Install Spire.XLS for .NET

To begin with, you need to add the DLL files included in the Spire.XLS for.NET package as references in your .NET project. The DLLs files can be either downloaded from this link or installed via NuGet.

PM> Install-Package Spire.XLS

Copy Rows in Excel with Formatting in C#

Copying rows in Excel while preserving their formatting can be efficiently achieved using the Worksheet.CopyRow(CellRange sourceRow, Worksheet destSheet, int destRowIndex, CopyRangeOptions copyOptions) method. This method enables you to duplicate rows either within the same worksheet or across different worksheets with precision. Additionally, you can control the copying behavior, such as copying all formatting, conditional formatting, data validations, styles, or even just the formula values, through the CopyRangeOptions parameter.

The following steps explain how to copy rows across different worksheets with formatting using Spire.XLS for .NET.
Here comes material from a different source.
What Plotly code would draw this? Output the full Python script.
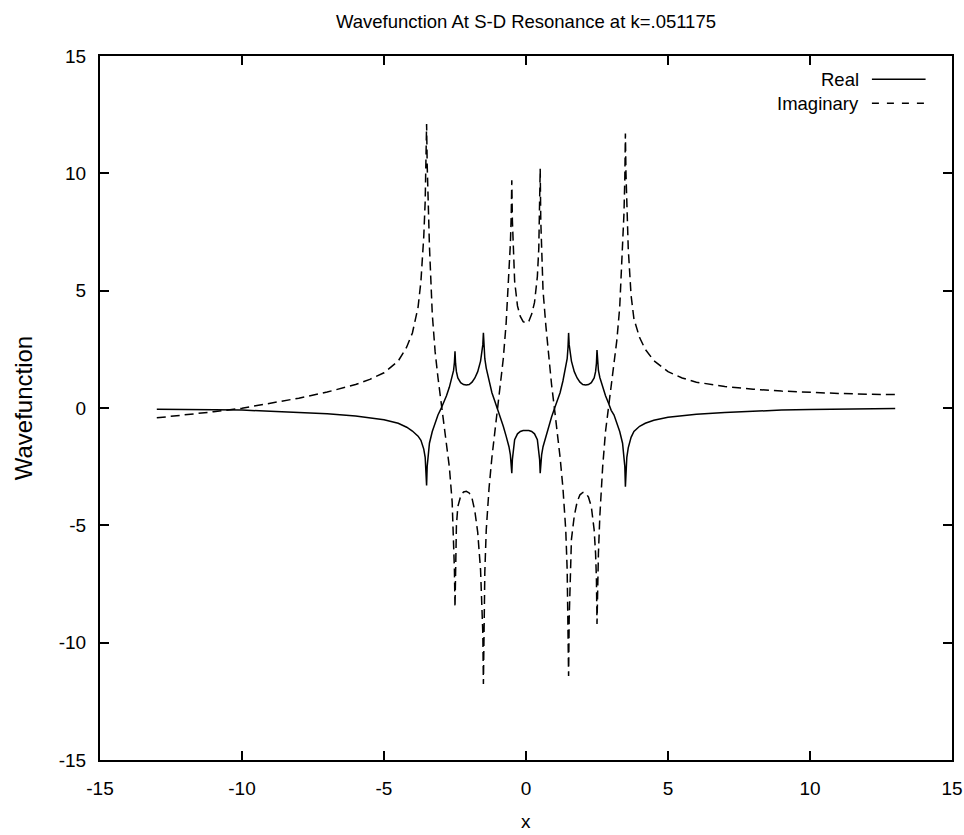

  • Create an object of the Workbook class.
  • Load an Excel file using the Workbook.LoadFromFile() method.
  • Get the source worksheet and the destination worksheet using the Workbook.Worksheets[index] property.
  • Get the desired row that you want to copy using the Worksheet.Rows[index] property.
  • Copy the row and its formatting from the source worksheet to the destination worksheet using the Worksheet.CopyRow(CellRange sourceRow, Worksheet destSheet, int destRowIndex, CopyRangeOptions copyOptions) method.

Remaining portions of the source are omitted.